> _WHAT NEEDS TO BE DONE_:
Of all the lines in the data below, how many contain "this"? Report that number alone.
— BEGIN THE RECORDS —
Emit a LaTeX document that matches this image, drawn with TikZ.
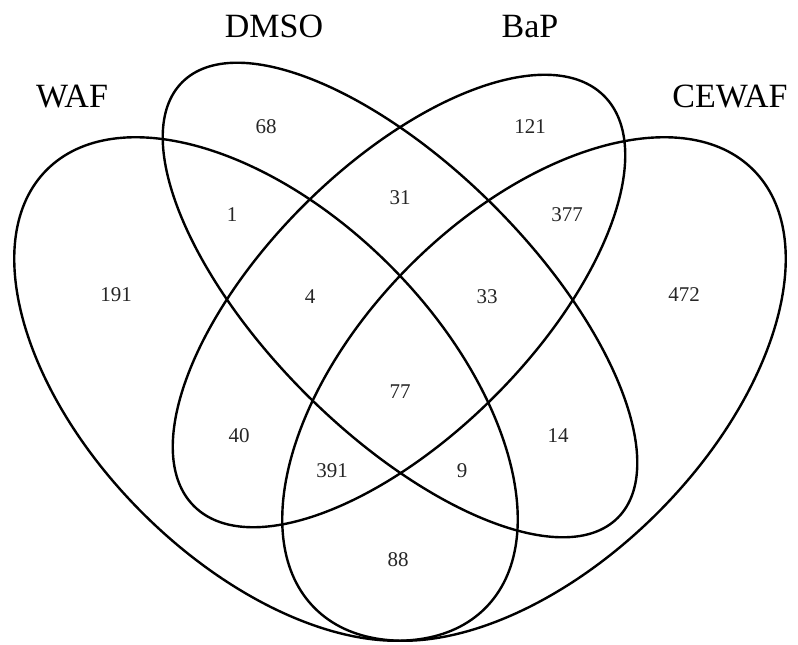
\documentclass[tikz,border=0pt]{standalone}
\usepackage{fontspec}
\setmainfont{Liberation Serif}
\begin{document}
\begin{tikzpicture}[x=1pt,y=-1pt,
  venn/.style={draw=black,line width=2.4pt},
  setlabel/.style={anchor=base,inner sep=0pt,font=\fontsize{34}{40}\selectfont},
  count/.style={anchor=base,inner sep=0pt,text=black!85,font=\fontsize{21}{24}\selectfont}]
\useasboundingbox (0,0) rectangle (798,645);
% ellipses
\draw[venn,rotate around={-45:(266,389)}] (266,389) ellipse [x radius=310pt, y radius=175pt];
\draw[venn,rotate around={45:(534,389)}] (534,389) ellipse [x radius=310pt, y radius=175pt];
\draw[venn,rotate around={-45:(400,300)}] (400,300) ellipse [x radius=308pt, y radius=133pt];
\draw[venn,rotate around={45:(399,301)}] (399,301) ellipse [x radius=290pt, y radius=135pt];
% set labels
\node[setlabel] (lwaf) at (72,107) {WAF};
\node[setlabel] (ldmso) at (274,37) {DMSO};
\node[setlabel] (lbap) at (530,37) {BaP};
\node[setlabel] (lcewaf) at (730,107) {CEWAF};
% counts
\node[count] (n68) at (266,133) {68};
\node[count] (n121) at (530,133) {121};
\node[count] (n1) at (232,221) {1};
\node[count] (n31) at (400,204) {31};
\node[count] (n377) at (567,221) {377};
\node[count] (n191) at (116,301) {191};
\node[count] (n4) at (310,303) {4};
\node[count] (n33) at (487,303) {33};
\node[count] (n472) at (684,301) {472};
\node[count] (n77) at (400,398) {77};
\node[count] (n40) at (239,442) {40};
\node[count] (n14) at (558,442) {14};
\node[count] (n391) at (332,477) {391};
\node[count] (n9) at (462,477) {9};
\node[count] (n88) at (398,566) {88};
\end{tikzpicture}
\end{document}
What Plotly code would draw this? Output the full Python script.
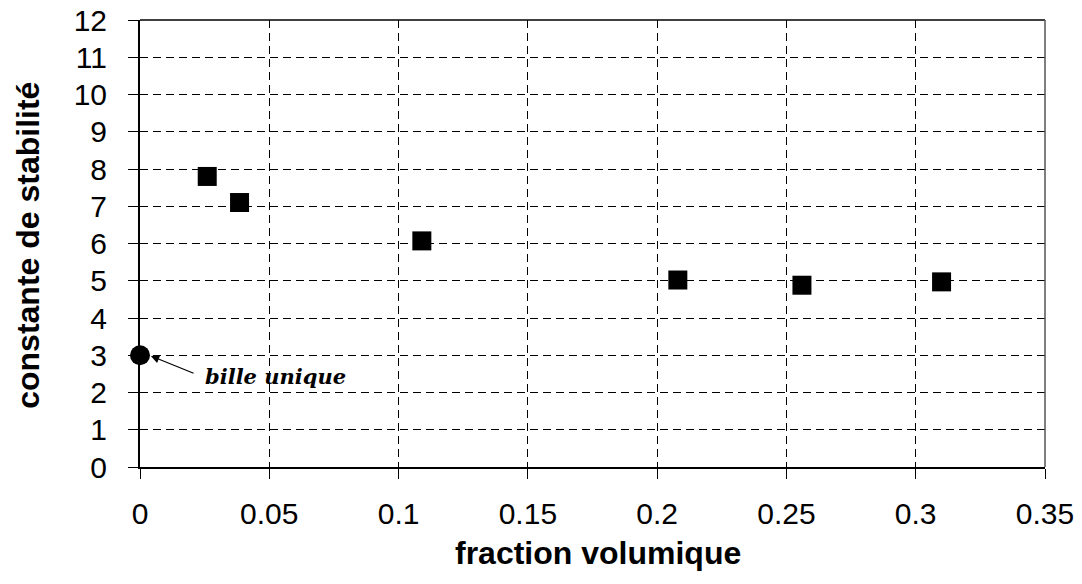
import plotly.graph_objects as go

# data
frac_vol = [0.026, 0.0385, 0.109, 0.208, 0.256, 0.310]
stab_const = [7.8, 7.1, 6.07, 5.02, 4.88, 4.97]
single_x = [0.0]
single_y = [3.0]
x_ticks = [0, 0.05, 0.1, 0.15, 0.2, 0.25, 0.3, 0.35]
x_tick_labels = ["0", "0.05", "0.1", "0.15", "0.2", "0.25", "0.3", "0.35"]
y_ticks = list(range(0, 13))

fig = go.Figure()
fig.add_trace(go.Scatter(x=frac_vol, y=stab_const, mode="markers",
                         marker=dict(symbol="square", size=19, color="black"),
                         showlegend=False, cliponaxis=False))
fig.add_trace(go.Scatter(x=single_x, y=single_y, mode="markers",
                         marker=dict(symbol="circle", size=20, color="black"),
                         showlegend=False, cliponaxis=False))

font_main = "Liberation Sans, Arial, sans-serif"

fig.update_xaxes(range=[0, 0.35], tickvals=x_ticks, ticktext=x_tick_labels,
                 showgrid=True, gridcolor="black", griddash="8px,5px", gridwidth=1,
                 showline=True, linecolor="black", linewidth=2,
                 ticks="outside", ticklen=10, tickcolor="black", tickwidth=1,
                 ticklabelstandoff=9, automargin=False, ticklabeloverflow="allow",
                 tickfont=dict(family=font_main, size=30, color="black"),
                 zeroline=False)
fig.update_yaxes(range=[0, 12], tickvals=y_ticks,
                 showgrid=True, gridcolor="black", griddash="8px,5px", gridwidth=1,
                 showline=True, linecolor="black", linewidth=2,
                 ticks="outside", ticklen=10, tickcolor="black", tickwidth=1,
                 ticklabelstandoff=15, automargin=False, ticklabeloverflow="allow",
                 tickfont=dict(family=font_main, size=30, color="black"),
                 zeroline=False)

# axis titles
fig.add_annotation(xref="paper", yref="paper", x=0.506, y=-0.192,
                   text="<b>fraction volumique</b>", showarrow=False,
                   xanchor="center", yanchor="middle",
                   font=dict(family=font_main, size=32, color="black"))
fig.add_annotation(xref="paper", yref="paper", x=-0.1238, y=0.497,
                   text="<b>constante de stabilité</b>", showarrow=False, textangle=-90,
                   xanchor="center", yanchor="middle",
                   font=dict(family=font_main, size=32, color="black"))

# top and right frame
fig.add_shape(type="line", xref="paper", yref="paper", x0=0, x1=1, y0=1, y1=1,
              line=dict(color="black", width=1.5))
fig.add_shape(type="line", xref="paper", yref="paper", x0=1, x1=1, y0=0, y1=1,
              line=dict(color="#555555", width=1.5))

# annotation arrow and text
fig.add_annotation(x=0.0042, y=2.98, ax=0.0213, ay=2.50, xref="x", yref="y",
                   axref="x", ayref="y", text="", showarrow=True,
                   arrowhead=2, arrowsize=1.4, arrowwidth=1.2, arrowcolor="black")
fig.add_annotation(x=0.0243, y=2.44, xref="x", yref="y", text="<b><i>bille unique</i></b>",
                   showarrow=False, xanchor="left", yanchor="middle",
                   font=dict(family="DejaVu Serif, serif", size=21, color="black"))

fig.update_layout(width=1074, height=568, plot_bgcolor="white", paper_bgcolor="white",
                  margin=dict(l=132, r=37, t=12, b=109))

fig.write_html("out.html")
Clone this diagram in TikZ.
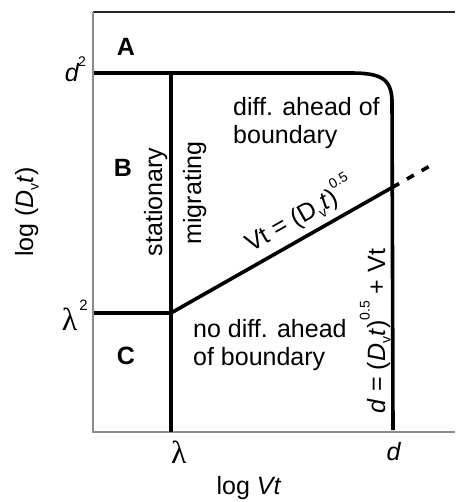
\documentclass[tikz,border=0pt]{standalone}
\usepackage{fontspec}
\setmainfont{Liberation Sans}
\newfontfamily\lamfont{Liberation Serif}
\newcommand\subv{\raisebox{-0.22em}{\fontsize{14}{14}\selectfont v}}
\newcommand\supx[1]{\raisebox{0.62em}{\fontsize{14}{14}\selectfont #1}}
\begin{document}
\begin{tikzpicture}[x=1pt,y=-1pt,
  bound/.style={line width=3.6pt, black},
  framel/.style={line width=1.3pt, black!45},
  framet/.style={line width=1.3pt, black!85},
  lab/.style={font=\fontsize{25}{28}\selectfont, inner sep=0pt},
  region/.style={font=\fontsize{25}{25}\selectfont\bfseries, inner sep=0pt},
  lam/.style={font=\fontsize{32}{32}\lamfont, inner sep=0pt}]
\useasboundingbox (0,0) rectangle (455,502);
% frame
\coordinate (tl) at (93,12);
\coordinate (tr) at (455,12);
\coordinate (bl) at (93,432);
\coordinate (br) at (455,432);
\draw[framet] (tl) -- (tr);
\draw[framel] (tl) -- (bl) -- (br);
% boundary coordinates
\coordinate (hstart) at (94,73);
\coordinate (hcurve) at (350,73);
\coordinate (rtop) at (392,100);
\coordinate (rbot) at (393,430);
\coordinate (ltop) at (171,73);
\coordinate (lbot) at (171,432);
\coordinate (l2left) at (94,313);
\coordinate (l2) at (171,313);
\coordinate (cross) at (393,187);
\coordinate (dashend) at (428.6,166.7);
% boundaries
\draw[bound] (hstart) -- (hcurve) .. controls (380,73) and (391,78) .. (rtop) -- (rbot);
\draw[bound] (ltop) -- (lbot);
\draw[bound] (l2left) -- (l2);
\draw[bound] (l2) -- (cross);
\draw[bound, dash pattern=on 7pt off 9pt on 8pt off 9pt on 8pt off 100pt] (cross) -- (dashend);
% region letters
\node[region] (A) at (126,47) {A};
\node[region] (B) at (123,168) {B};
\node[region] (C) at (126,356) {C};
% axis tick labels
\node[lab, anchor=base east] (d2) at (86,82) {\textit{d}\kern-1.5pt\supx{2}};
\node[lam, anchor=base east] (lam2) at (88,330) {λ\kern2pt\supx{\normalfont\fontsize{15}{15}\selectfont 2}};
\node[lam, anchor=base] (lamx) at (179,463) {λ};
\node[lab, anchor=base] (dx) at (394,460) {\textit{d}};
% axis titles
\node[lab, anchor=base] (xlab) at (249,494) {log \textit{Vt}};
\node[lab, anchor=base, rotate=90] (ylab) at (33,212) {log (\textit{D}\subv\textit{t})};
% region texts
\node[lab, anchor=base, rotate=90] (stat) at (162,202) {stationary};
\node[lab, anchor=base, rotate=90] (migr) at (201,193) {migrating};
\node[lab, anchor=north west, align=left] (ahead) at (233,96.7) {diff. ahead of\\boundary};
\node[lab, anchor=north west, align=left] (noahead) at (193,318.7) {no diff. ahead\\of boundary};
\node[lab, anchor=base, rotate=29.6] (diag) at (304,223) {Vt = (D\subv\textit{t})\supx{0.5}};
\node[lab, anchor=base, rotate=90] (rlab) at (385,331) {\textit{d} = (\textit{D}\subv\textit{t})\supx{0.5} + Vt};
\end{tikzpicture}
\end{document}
— END THE RECORDS —
> _TASK ANSWER_:
3